基金The Science and Technology Development in Tianjin(No.033112211)
文摘Yellow River water transfer for Tianjin is important in solving the water shortage in Tianjin, which facilitate economic development and social progress for many years. Fresh water drawn from Yellow River( i. e., Yin-Huang water) becomes saltier and saltier when being stored in the Bei-Da-Gang reservoir. We qualitatively analyze the water salinization mechanism based on mass transfer theory. The main factors are salinity transfer of saline soil, evaporation concentrating, and the agitation of wind.
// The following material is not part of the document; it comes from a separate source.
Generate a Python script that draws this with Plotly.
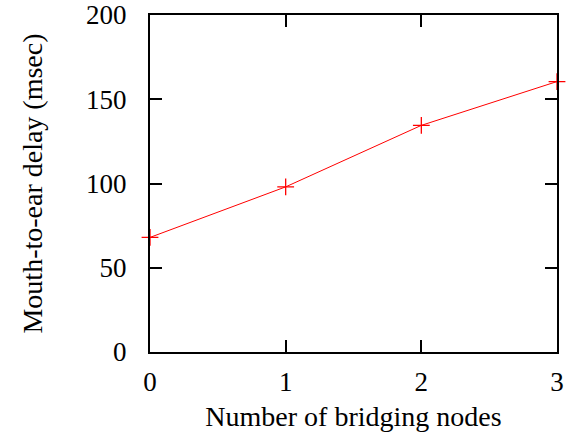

A simulative experimental pond and an evaporation pond were built beside the Bei-Da-Gang reservoir to quantitatively investigate the water salinization based on water and solute balance in the simulative pond. 80% of increased [Cl^-] is due to the salinity transfer of the saline soil and the other 20% is due to evaporation concentrating, so the former is the most important factor. We found that the salinization of Yin-Huang water can be described with a zero-dimension linear model.